## GIVEN ENTRIES
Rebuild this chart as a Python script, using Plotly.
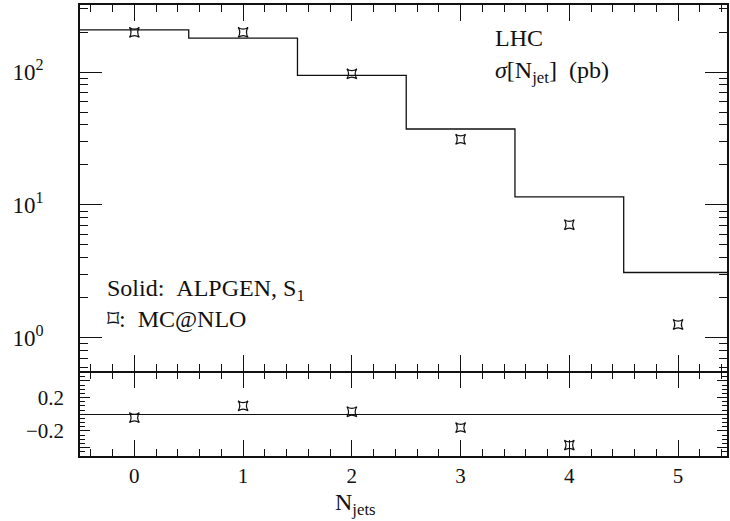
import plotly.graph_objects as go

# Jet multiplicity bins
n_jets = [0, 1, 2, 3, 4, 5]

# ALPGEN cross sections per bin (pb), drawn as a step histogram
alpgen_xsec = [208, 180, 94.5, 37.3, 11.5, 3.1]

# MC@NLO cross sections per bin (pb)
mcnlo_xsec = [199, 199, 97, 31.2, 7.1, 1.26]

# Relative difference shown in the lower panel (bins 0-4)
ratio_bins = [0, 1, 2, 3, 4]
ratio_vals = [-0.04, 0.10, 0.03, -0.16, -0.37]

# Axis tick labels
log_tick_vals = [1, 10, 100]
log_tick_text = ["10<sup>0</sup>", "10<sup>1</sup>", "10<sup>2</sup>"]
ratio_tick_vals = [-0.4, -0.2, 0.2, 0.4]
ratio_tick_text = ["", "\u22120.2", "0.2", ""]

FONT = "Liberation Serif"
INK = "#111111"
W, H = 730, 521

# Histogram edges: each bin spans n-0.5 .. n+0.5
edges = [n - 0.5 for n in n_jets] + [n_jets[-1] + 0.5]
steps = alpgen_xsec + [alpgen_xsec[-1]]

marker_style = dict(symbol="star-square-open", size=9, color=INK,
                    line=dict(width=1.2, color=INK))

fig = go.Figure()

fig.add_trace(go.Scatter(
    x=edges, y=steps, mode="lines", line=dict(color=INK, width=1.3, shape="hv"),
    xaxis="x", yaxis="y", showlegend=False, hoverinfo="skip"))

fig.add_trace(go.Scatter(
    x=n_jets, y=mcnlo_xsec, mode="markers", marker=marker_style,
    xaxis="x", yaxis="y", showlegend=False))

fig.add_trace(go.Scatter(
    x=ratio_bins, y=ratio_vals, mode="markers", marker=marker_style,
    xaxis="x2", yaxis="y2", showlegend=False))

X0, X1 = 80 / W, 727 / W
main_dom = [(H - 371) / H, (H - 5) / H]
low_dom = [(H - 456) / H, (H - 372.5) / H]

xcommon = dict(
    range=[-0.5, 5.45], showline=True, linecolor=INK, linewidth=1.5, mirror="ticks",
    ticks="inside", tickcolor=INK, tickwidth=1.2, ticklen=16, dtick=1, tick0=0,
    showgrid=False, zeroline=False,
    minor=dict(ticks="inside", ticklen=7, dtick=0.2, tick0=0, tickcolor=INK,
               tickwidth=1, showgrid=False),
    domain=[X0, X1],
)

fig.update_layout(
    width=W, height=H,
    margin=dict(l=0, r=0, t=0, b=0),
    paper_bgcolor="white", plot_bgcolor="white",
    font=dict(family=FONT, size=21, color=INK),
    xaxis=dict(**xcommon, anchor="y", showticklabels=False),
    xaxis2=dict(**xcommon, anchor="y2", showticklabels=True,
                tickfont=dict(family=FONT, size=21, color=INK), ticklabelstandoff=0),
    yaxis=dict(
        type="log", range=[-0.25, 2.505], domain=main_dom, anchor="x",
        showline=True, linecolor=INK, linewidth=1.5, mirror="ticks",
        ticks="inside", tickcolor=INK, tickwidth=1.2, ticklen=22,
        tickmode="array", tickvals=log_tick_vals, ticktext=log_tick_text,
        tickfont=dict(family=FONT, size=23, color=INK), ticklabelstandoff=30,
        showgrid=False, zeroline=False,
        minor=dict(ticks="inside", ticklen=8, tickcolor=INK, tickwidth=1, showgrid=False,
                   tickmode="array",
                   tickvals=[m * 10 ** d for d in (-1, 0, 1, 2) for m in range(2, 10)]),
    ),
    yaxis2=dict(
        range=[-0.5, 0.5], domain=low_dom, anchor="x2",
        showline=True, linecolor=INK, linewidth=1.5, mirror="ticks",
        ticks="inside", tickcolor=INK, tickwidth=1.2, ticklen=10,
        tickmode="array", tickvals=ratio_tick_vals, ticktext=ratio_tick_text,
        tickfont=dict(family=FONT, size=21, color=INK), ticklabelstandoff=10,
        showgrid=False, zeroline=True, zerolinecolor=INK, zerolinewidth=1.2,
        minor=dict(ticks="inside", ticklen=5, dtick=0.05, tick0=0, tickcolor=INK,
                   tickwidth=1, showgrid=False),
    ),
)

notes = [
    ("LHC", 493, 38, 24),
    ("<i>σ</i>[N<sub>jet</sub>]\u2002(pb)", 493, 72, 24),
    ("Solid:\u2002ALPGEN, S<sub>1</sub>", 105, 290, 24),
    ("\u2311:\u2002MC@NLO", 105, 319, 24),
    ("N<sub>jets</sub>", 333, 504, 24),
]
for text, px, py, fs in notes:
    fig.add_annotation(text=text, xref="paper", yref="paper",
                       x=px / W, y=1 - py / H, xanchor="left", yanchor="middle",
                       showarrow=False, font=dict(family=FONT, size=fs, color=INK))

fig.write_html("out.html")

--

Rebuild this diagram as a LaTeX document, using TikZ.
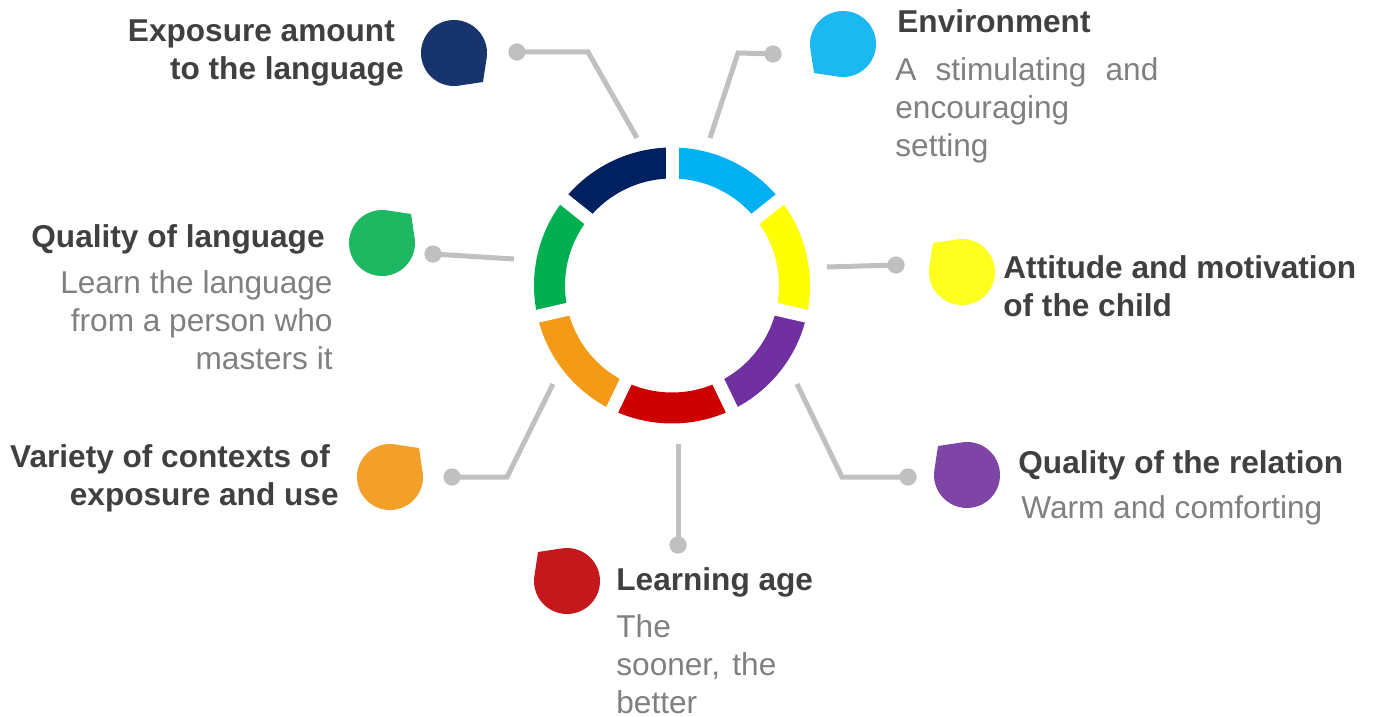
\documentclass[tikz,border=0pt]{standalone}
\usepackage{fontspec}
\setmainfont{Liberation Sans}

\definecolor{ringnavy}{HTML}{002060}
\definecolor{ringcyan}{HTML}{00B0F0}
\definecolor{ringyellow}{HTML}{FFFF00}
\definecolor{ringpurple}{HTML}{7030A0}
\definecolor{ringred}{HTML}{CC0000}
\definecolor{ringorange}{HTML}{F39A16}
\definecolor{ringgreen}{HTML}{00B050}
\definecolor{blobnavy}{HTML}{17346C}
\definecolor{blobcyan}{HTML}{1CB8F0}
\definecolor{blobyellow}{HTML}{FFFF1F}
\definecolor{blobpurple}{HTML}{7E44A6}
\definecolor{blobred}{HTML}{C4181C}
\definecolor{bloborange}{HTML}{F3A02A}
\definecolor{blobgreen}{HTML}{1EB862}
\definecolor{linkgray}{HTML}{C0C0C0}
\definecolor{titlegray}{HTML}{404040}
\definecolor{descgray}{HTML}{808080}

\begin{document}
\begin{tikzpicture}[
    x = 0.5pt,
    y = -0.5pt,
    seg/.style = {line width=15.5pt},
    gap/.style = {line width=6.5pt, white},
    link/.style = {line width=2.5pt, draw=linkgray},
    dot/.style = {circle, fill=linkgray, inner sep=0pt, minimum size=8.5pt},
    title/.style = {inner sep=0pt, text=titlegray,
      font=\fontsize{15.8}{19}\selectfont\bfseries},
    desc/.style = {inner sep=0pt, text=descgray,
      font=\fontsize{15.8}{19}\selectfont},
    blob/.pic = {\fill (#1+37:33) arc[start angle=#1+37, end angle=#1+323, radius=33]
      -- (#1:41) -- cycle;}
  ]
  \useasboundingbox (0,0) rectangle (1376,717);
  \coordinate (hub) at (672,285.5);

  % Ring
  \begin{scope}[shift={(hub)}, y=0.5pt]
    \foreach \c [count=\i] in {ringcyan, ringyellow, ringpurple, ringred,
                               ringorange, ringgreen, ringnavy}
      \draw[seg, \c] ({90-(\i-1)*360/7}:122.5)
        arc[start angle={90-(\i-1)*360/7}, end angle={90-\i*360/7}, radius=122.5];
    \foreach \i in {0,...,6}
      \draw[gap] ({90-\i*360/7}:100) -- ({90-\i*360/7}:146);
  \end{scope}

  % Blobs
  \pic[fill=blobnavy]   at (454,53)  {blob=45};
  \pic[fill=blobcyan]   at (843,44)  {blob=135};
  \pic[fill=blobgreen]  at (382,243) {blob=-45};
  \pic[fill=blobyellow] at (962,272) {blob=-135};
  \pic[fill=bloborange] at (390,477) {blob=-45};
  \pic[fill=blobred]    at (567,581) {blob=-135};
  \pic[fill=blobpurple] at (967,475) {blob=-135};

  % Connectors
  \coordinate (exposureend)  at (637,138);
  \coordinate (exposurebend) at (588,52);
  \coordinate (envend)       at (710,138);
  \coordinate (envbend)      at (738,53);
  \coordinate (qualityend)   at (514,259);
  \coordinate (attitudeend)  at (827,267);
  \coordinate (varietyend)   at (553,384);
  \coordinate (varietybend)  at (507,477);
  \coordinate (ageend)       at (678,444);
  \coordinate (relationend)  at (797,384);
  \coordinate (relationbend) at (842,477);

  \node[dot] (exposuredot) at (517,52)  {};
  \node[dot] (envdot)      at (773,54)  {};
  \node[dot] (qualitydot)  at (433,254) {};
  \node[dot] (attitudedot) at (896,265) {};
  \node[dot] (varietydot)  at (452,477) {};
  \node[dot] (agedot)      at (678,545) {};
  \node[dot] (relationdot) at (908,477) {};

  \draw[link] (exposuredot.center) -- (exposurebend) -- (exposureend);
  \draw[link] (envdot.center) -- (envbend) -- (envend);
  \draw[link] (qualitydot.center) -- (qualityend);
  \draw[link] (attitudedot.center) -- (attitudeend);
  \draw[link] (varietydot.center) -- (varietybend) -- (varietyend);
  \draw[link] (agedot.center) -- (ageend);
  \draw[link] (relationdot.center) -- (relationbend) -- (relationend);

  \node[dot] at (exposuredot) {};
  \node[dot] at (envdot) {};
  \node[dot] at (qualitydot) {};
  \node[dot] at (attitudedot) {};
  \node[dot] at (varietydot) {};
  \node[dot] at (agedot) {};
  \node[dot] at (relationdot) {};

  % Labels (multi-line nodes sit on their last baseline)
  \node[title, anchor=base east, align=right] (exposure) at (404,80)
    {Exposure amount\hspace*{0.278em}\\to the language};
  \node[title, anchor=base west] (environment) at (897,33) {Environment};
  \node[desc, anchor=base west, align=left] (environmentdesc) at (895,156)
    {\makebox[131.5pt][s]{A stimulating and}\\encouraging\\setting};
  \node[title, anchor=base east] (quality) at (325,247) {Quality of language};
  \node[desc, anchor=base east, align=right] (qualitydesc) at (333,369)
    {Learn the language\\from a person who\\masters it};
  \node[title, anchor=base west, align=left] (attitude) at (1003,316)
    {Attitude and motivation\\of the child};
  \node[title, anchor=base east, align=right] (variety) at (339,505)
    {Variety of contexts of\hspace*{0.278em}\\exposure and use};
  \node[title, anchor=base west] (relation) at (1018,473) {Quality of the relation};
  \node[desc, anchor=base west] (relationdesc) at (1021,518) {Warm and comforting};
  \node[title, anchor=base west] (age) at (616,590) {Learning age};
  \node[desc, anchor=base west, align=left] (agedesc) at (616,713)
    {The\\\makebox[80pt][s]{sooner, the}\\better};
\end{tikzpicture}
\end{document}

## WHAT YOU NEED TO DO
Among the entries above, locate the line with "Rebuild this chart" and the line with "mcnlo_xsec = [199, 199, 97, 31.2, 7.1, 1.26]". Give those two lines and all lines between them again, exactly, leaving out the pictures.

## EXERCISE OUTPUT
Rebuild this chart as a Python script, using Plotly.
import plotly.graph_objects as go

# Jet multiplicity bins
n_jets = [0, 1, 2, 3, 4, 5]

# ALPGEN cross sections per bin (pb), drawn as a step histogram
alpgen_xsec = [208, 180, 94.5, 37.3, 11.5, 3.1]

# MC@NLO cross sections per bin (pb)
mcnlo_xsec = [199, 199, 97, 31.2, 7.1, 1.26]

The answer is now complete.